> [Task goal]
In your copy, include every line of the listing below exactly but none of the pictures.

— start of Supplied material —

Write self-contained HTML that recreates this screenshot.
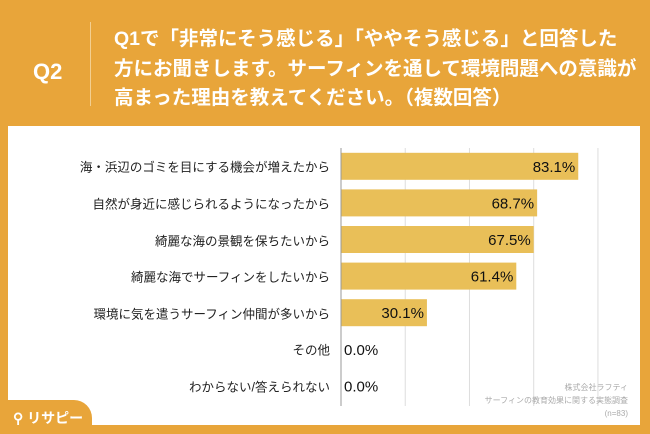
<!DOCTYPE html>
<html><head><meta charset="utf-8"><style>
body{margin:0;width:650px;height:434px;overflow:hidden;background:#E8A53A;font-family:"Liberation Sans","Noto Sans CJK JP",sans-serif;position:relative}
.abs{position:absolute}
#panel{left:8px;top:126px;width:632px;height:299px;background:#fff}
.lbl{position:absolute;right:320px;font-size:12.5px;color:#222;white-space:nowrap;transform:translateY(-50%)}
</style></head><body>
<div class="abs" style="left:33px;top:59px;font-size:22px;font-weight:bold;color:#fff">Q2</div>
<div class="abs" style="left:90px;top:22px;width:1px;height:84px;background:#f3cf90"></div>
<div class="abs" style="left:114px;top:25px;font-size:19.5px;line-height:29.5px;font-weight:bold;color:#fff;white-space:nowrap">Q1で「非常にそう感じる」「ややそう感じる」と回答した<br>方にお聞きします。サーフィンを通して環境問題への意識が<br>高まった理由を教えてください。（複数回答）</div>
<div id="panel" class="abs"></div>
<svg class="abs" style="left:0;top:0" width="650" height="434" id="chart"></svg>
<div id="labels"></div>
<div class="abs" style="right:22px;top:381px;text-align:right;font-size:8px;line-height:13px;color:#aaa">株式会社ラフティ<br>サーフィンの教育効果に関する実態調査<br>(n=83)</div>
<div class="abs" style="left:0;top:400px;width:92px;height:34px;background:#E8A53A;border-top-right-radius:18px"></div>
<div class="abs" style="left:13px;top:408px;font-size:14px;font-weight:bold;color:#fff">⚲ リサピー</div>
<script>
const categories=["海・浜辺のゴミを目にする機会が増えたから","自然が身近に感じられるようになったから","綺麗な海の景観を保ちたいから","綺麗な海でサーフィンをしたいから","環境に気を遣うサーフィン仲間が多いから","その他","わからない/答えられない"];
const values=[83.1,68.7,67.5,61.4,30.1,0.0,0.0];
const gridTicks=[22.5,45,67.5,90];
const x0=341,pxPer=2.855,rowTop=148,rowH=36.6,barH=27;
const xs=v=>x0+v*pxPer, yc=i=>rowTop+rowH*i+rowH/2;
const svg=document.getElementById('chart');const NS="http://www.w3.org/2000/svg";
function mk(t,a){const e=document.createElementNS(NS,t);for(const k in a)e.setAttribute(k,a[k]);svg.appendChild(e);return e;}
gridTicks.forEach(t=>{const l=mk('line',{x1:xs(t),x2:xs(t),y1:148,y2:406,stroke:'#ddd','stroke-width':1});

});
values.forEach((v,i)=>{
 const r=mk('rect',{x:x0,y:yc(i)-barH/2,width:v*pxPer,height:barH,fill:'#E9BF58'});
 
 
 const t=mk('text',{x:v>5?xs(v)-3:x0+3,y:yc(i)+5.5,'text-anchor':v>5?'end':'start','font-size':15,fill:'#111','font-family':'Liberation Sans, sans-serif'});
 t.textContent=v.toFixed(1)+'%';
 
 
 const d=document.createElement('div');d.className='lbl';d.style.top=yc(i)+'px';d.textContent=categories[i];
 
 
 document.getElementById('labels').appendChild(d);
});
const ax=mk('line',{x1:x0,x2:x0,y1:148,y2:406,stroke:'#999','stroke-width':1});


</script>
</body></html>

— end of Supplied material —

> [Expected answer]
Write self-contained HTML that recreates this screenshot.
<!DOCTYPE html>
<html><head><meta charset="utf-8"><style>
body{margin:0;width:650px;height:434px;overflow:hidden;background:#E8A53A;font-family:"Liberation Sans","Noto Sans CJK JP",sans-serif;position:relative}
.abs{position:absolute}
#panel{left:8px;top:126px;width:632px;height:299px;background:#fff}
.lbl{position:absolute;right:320px;font-size:12.5px;color:#222;white-space:nowrap;transform:translateY(-50%)}
</style></head><body>
<div class="abs" style="left:33px;top:59px;font-size:22px;font-weight:bold;color:#fff">Q2</div>
<div class="abs" style="left:90px;top:22px;width:1px;height:84px;background:#f3cf90"></div>
<div class="abs" style="left:114px;top:25px;font-size:19.5px;line-height:29.5px;font-weight:bold;color:#fff;white-space:nowrap">Q1で「非常にそう感じる」「ややそう感じる」と回答した<br>方にお聞きします。サーフィンを通して環境問題への意識が<br>高まった理由を教えてください。（複数回答）</div>
<div id="panel" class="abs"></div>
<svg class="abs" style="left:0;top:0" width="650" height="434" id="chart"></svg>
<div id="labels"></div>
<div class="abs" style="right:22px;top:381px;text-align:right;font-size:8px;line-height:13px;color:#aaa">株式会社ラフティ<br>サーフィンの教育効果に関する実態調査<br>(n=83)</div>
<div class="abs" style="left:0;top:400px;width:92px;height:34px;background:#E8A53A;border-top-right-radius:18px"></div>
<div class="abs" style="left:13px;top:408px;font-size:14px;font-weight:bold;color:#fff">⚲ リサピー</div>
<script>
const categories=["海・浜辺のゴミを目にする機会が増えたから","自然が身近に感じられるようになったから","綺麗な海の景観を保ちたいから","綺麗な海でサーフィンをしたいから","環境に気を遣うサーフィン仲間が多いから","その他","わからない/答えられない"];
const values=[83.1,68.7,67.5,61.4,30.1,0.0,0.0];
const gridTicks=[22.5,45,67.5,90];
const x0=341,pxPer=2.855,rowTop=148,rowH=36.6,barH=27;
const xs=v=>x0+v*pxPer, yc=i=>rowTop+rowH*i+rowH/2;
const svg=document.getElementById('chart');const NS="http://www.w3.org/2000/svg";
function mk(t,a){const e=document.createElementNS(NS,t);for(const k in a)e.setAttribute(k,a[k]);svg.appendChild(e);return e;}
gridTicks.forEach(t=>{const l=mk('line',{x1:xs(t),x2:xs(t),y1:148,y2:406,stroke:'#ddd','stroke-width':1});

});
values.forEach((v,i)=>{
 const r=mk('rect',{x:x0,y:yc(i)-barH/2,width:v*pxPer,height:barH,fill:'#E9BF58'});
 
 
 const t=mk('text',{x:v>5?xs(v)-3:x0+3,y:yc(i)+5.5,'text-anchor':v>5?'end':'start','font-size':15,fill:'#111','font-family':'Liberation Sans, sans-serif'});
 t.textContent=v.toFixed(1)+'%';
 
 
 const d=document.createElement('div');d.className='lbl';d.style.top=yc(i)+'px';d.textContent=categories[i];
 
 
 document.getElementById('labels').appendChild(d);
});
const ax=mk('line',{x1:x0,x2:x0,y1:148,y2:406,stroke:'#999','stroke-width':1});


</script>
</body></html>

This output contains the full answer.